Sometimes the most courageous thing we can do is to just stand up in ourselves, to honor the life that is in us and to honor the life we feel called to, even when it is only a not-realized hope.  And so I offer this as my own affirmation of faith--that it is possible to stand in a good place when it feels like all you are doing is losing ground:

STAND--in truth, particularly the truth that God's love is real and deliberately personal.  No matter what I might be tempted to believe, I will stand up in the affirmation that unresolved circumstances do not trump God's love for me.  God loves me in and through this thing I can't just get around or get over.  God is not mad at me.  God is not punishing me.  God's love for me is life-giving.  I will receive all the love for me God wants to give.

STAND--in rightness, to not do the wrong thing simply because doing all the right things doesn't seem to be working.  Oh how tempting it is to just say "screw it all" and just be a gluttonous, pleasure seeker; to try and forget the pain of life, yet destroy life in the dulling.  So I resolve to keep doing the next right thing.  Not because this ever gets any easier.  But because there is inherent value in doing what is right because it is right.  And besides, I don't want to make things any harder than they already are!

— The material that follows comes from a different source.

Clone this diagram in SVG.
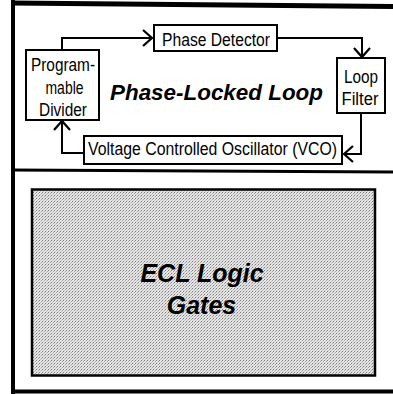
<svg xmlns="http://www.w3.org/2000/svg" width="393" height="394" viewBox="0 0 393 394">
<defs>
<style>
.box{fill:#fff;stroke:#000;stroke-width:2}
.lbl{font-family:"Liberation Sans",Arial,sans-serif;font-size:17.5px;fill:#000}
.ttl{font-family:"Liberation Sans",Arial,sans-serif;font-weight:bold;font-style:italic;fill:#000}
.wire{fill:none;stroke:#000;stroke-width:2}
.frame{stroke:#000;fill:none}
</style>
<marker id="chev" markerUnits="userSpaceOnUse" markerWidth="24" markerHeight="24" viewBox="-12 -12 24 24" refX="0" refY="0" orient="auto" overflow="visible">
<path d="M-9,-8 L0,0 L-9,8" fill="none" stroke="#000" stroke-width="2.2"/>
</marker>
<pattern id="dots" width="3" height="3" patternUnits="userSpaceOnUse">
<rect width="3" height="3" fill="#e6e6e6"/>
<rect x="0" y="0" width="1" height="1" fill="#7a7a7a"/>
<rect x="2" y="1" width="1" height="1" fill="#a4a4a4"/>
<rect x="1" y="2" width="1" height="1" fill="#c0c0c0"/>
</pattern>
</defs>
<rect width="393" height="394" fill="#fff"/>
<g id="frame">
<line class="frame" x1="13" y1="0" x2="13" y2="394" stroke-width="4"/>
<line class="frame" x1="11" y1="3" x2="393" y2="6.5" stroke-width="5"/>
<line class="frame" x1="11" y1="170" x2="393" y2="172" stroke-width="3"/>
<line class="frame" x1="11" y1="391.5" x2="393" y2="391.5" stroke-width="4"/>
</g>
<g id="connectors">
<polyline class="wire" points="62,50 62,38 152,38" marker-end="url(#chev)"/>
<polyline class="wire" points="278,38 362,38 362,57" marker-end="url(#chev)"/>
<polyline class="wire" points="361,113 361,154 344,154" marker-end="url(#chev)"/>
<polyline class="wire" points="84,153 62,153 62,121" marker-end="url(#chev)"/>
</g>
<g id="divider">
<rect class="box" x="26" y="50" width="73" height="70"/>
<text class="lbl" x="63" y="71" text-anchor="middle" textLength="64" lengthAdjust="spacingAndGlyphs">Program-</text>
<text class="lbl" x="64.5" y="93.5" text-anchor="middle" textLength="38" lengthAdjust="spacingAndGlyphs">mable</text>
<text class="lbl" x="63" y="116" text-anchor="middle" textLength="48" lengthAdjust="spacingAndGlyphs">Divider</text>
</g>
<g id="phase-detector">
<rect class="box" x="154" y="25" width="123" height="26"/>
<text class="lbl" x="216" y="45.5" text-anchor="middle" textLength="108" lengthAdjust="spacingAndGlyphs">Phase Detector</text>
</g>
<g id="loop-filter">
<rect class="box" x="337" y="58" width="48" height="55"/>
<text class="lbl" x="361" y="83" text-anchor="middle" textLength="34" lengthAdjust="spacingAndGlyphs">Loop</text>
<text class="lbl" x="360" y="105" text-anchor="middle" textLength="37" lengthAdjust="spacingAndGlyphs">Filter</text>
</g>
<g id="vco">
<rect class="box" x="84" y="136" width="258" height="28"/>
<text class="lbl" x="88" y="154.5" textLength="249" lengthAdjust="spacingAndGlyphs">Voltage Controlled Oscillator (VCO)</text>
</g>
<g id="pll-title">
<text class="ttl" x="110" y="100" font-size="22.5" textLength="213" lengthAdjust="spacingAndGlyphs">Phase-Locked Loop</text>
</g>
<g id="ecl">
<rect x="32" y="189.5" width="343" height="186" fill="url(#dots)" stroke="#000" stroke-width="2.5"/>
<text class="ttl" x="202" y="282" font-size="25" text-anchor="middle">ECL Logic</text>
<text class="ttl" x="201.5" y="314" font-size="25" text-anchor="middle">Gates</text>
</g>
</svg>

STAND--in peace, living as a peace maker within myself and among those God placed me with.  I don't always have to get my own way.  I can be generous with my time and my love and my compassion.  I can try to see things from someone else's point of view, and I can try to say things with genuine love.  Instead of beating people up with my disappointment I can pray for blessings in their lives and try to be a source of blessing for them.  I can look at them as the gift that they are, the gift God created them to be.

STAND--in faith, believing that scripture really is true for me and in my life.  When Psalm 27:13 says "I believe I will see the goodness of the LORD in the land of the living," to act as if this is true.  Even if it doesn't feel true, I can act like it is.  To tell myself that I can trust God, and to commit to that trust in increments--"I don't know about tomorrow, but I can trust You with the next four minutes."  Once I do that often enough, four minutes can grow pretty fast, and I discover I have all the faith I need to get through each day.

STAND--in the Grace that saves, knowing that God forgives me and redeems me, not because of something I do, but because of His mercy and goodness.  It is something in Him that keeps Him reaching for and restoring this human life.  I can rest in that.  And I can rest in the affirmation that God is crazy about me, though I cannot fathom it.  This boundless Love is wrapping itself all around my life, tying up the loose ends, making sense of the senseless, and bringing forth beauty from my ashes, not because of what I bring to the table, but because the Table is His and He issues the invitation.

STAND--in the Word with real power to change things, weaving it in and around my living until its language is more familiar than my own thoughts, until its language transforms my thoughts.  I have learned to feed it to my brain the way I feed my body when it is hungry.  I speak it over my children at night in blessing, feeling its wisdom seep into my own weary bones.  I record the passages into my phone and play them over and over in the car when I am alone, especially when I am afraid or lonely or sad.  They comfort me.  Those Holy scriptures make all the other things I'm trying to stand in that much more real, bringing truth, righteousness, peace, faith, and saving Grace close to me, as close as the breath that escapes when I speak the Holy Word. 

Thus I close with Holy Words in my heart, on my mind:

Finally, be strong in the Lord and in the strength of his power.  Put on the whole armor of God, so that you may be able to stand . . . . and having done everything, to stand firm (Ephesians 6:10-11, 13).